In the case of something like searing a piece of meat with a lid on. It will cook faster, but it will not be well done, and it would not achieve the caramel look, leaving it wet.
Although in the case of braising meat where moisture is necessary to ensure the meat softens, the cooking process will be faster and achieve the desired result.
Therefore, the amount of time taken is highly dependent on many factors; hence making a conclusive decision that suits all is tricky.
Do You Fry Food On The Pan With The Lid On Or Off?
Cooking with a pan with a lid on helps ensure that you are not burnt by the high heat coming from the pan.
It also allows you to keep your stove clean by ensuring oil and some of the food doesn’t splatter.
Although cooking with the lid reduces the messy results that often occur after cooking, it does no justice to meat, for example, when stir-frying meat.
The enclosed cooking space concentrates steam in the pan that prevents the browning of the meat and hence its flavor. It further causes the meat to be soggy and have a bland taste.
Do All Pans Have Lids?
Not all frying pans come with lids. Mostly only sauté and saucepans come with lids.
Frying pans are short and slope-sided, and this re-design is mainly for high heat cooking such as searing that does not require steam to give that browning effect.
Sauté and saucepans, on the other hand, can handle both methods that require cooking with the lid on(steaming) and those that cook best with the lid off(searing).
Sauté pans have a tall vertical feature that reduces splatter and holds a substantial amount of food. Saucepans are a crossover of a pan and a cooking pot, a design aimed at cooking food with a lot of liquid.
Should You Simmer With The Lid On Or Off?
Simmering requires to be done with a lid off.
Simmering aims to ensure that you keep the food you’re cooking in the pot below boiling point. It usually results in the food contents bubbling and boiling.
Cooking with a lid concentrates a lot of heat in the pot, thereby agitating the food contents more.

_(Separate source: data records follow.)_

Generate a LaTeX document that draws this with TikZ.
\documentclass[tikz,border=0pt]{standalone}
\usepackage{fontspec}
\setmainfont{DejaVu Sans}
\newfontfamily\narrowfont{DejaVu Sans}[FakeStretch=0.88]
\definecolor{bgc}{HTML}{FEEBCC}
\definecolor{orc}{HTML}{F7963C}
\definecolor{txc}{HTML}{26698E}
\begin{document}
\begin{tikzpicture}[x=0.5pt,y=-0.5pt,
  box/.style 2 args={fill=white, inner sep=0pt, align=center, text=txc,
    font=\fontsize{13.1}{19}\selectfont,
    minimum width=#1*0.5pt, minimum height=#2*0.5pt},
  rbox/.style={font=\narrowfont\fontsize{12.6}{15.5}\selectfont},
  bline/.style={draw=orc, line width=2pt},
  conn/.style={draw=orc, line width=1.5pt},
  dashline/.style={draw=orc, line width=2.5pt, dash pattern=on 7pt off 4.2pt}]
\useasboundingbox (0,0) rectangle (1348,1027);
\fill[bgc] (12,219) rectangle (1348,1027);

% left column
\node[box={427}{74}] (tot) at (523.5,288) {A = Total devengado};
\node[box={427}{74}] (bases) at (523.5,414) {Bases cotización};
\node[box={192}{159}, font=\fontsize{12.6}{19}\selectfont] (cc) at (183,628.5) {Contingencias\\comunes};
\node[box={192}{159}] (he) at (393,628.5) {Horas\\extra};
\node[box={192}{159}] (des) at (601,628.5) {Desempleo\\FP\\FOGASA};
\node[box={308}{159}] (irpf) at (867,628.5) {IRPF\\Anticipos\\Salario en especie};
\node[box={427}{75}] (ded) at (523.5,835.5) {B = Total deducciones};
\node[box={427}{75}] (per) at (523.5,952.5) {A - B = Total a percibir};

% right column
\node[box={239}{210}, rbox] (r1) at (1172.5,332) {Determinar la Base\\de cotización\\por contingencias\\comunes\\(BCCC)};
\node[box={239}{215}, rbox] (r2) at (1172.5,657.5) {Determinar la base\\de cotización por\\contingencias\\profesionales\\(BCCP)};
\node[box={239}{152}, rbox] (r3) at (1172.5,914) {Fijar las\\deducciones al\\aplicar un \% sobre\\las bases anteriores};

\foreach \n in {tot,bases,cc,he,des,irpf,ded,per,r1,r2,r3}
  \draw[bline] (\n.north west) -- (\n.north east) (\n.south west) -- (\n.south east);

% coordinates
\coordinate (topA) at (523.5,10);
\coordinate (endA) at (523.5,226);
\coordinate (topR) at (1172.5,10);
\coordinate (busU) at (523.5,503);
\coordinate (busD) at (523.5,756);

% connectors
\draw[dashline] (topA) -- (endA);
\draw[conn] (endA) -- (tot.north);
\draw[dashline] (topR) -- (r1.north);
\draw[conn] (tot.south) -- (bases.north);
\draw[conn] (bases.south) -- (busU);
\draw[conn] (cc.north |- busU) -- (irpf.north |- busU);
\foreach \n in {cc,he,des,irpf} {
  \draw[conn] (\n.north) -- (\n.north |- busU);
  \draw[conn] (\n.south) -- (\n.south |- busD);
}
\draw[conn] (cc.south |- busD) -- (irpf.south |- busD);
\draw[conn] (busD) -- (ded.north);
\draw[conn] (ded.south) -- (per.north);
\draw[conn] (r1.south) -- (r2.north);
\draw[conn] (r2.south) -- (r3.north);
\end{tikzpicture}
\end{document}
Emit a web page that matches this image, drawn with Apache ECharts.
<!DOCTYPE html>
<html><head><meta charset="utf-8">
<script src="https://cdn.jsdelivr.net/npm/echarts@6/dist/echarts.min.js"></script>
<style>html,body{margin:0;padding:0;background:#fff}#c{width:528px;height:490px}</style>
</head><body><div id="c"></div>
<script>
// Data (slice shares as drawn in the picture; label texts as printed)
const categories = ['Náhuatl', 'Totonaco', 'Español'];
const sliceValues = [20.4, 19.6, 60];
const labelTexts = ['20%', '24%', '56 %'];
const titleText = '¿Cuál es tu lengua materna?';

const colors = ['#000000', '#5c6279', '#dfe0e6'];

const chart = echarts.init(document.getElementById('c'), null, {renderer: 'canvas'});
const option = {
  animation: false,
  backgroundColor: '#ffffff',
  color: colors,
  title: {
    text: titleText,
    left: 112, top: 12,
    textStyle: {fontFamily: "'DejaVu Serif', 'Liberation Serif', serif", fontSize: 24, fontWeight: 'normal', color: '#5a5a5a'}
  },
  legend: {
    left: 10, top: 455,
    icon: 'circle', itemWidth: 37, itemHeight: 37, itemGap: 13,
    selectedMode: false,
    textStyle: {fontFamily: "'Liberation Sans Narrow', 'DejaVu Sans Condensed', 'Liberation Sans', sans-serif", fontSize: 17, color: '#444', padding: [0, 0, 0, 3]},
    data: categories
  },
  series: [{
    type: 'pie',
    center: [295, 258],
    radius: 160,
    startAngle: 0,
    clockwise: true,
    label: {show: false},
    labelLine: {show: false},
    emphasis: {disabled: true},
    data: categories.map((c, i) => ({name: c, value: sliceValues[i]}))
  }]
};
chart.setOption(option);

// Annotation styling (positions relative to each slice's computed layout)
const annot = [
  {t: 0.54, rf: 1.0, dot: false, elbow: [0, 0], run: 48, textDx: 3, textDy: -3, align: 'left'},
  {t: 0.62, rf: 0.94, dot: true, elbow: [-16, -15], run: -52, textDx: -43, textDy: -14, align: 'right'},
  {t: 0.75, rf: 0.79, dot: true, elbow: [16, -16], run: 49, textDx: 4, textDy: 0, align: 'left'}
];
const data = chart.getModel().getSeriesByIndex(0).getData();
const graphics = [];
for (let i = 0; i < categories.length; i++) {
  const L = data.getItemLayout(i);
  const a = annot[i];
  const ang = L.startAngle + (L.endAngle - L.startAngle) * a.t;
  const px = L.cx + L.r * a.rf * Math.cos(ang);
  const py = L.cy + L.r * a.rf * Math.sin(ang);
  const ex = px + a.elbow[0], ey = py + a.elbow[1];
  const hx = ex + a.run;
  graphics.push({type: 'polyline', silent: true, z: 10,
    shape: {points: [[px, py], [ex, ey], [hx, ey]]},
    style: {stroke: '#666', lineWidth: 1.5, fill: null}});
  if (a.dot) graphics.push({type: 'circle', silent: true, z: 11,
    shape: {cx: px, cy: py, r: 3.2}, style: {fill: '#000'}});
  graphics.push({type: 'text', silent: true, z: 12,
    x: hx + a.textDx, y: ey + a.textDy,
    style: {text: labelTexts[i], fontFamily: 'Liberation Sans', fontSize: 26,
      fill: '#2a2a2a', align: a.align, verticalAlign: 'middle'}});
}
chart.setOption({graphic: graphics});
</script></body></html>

Furthermore, simmering with lid on keeps moisture inside, making sauce or gravy watery instead of the desired thick taste.
Some of the moisture in the pot evaporates, but since the lid is on, it is captured by the lid. When it cools off eventually, it drops into the sauce or gravy, making it watery.
With the lid on, you also ensure that you can concentrate the flavor of your food since none of it is altered by moisture contents.
Does Water Boil Faster With Lid On Or Off?
Covering water with a lid makes it boil faster. Conversely, leaving the lid off makes the water boil slower since some heat is lost when some water evaporates.
Should You Only Use The Lid Designed For Your Pot?
Do not get worried if your pot does not come with its manufactured lid. As long as you find a lid that fits it perfectly and does not let any heat escape, it should work as good as if it had come with one.
Between A Glass And Metal Lid Which One Allows Food To Cook Faster?
The answer here is neither. Any differences between the two will be very minimal.
The only determinant of which cooks faster is whether the lid you chose fits well. If it does not fit well and allows heat to escape, it will cook slower than the one that is a perfect fit.
Is It Advisable To Use A Foil Over A Lid?
A foil will work well enough to prevent moisture from escaping, allowing the food to cook relatively quickly but not as fast as with the lid.
However, it is not good enough to prevent heat from escaping as using the lid.
You also need a quality foil that does not tear easily for it to work well. Below are some tips on the best way of using a foil:
- Tear a foil that is larger than the pot used to cook
- Cut it in a way that fits the shape and size of the pot or pan perfectly.
- Use the foil to cover the food directly instead of it covering the top of the pot.
- If you are cooking sauce and trying to get it to come out as thick as possible, tear a hole in the middle of the foil to release more steam.
In Conclusion, using a lid on or off varies highly on the type of food you are cooking and how you want it to come out as thick or caramelized.
Therefore you should not limit yourself to keeping that lid on or off. Consider the above factors and how fast you want your food to cook.